By default, SerilogTracing’s ASP.NET Core integration assumes that the caller is untrusted, and sampling decisions by external callers are ignored.

SerilogTracing will pick up the trace and parent span ids from callers, however, so you’ll still see that they’re present unless you disable them entirely using IncomingTraceParent.Ignore, which is the cleanest option for public or internet-facing services:

using var _ = new ActivityListenerConfiguration()
    .Instrument.AspNetCoreRequests(opts => 
        // Ignore all tracing information provided by callers - start a new trace for
        // each request, and apply local sampling policies (if any).
        opts.IncomingTraceParent = IncomingTraceParent.Ignore)
    .TraceToSharedLogger();

Internal endpoints

Conversely, if you’re “inside the firewall” and want sampling decisions to propagate between your services (the whole point, really), then you’ll need to trust the sampling decision made in the incoming traceparent:

using var _ = new ActivityListenerConfiguration()
    .Instrument.AspNetCoreRequests(opts =>
        // Accept trace and span ids, and sampling decisions provided by callers,
        // overriding local sampling decisions.
        opts.IncomingTraceParent = IncomingTraceParent.Trust)
    .TraceToSharedLogger();

If you choose to trust the incoming traceparent sampling decision, this will override any decisions made locally by sampling policies like Sample.AllTraces(), for activities with remote parents.

Sampling algorithms

Out of the box, SerilogTracing provides Sample.AllTraces() (the default), Sample.OneTraceIn(), and Sample.Using().
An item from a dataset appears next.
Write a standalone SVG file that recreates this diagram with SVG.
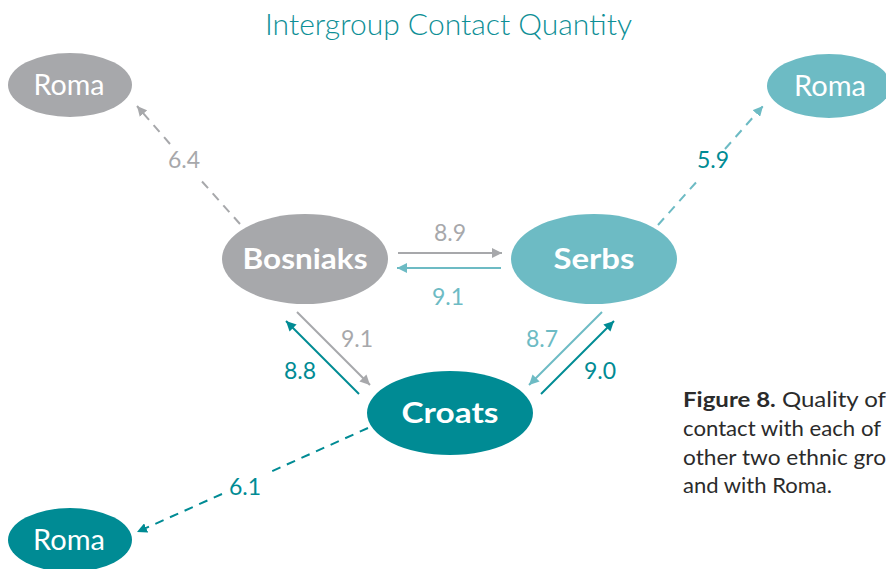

The argument accepted by Sample.Using() is a .NET ActivityListener sampling delegate, which you can learn a bit more about in this brief write-up, and use to construct custom sampling algorithms of your own.

Many more pre-built algorithms are possible, and we’re hoping to collect examples of these to share more widely in the community: please open a ticket if you have one to request or contribute.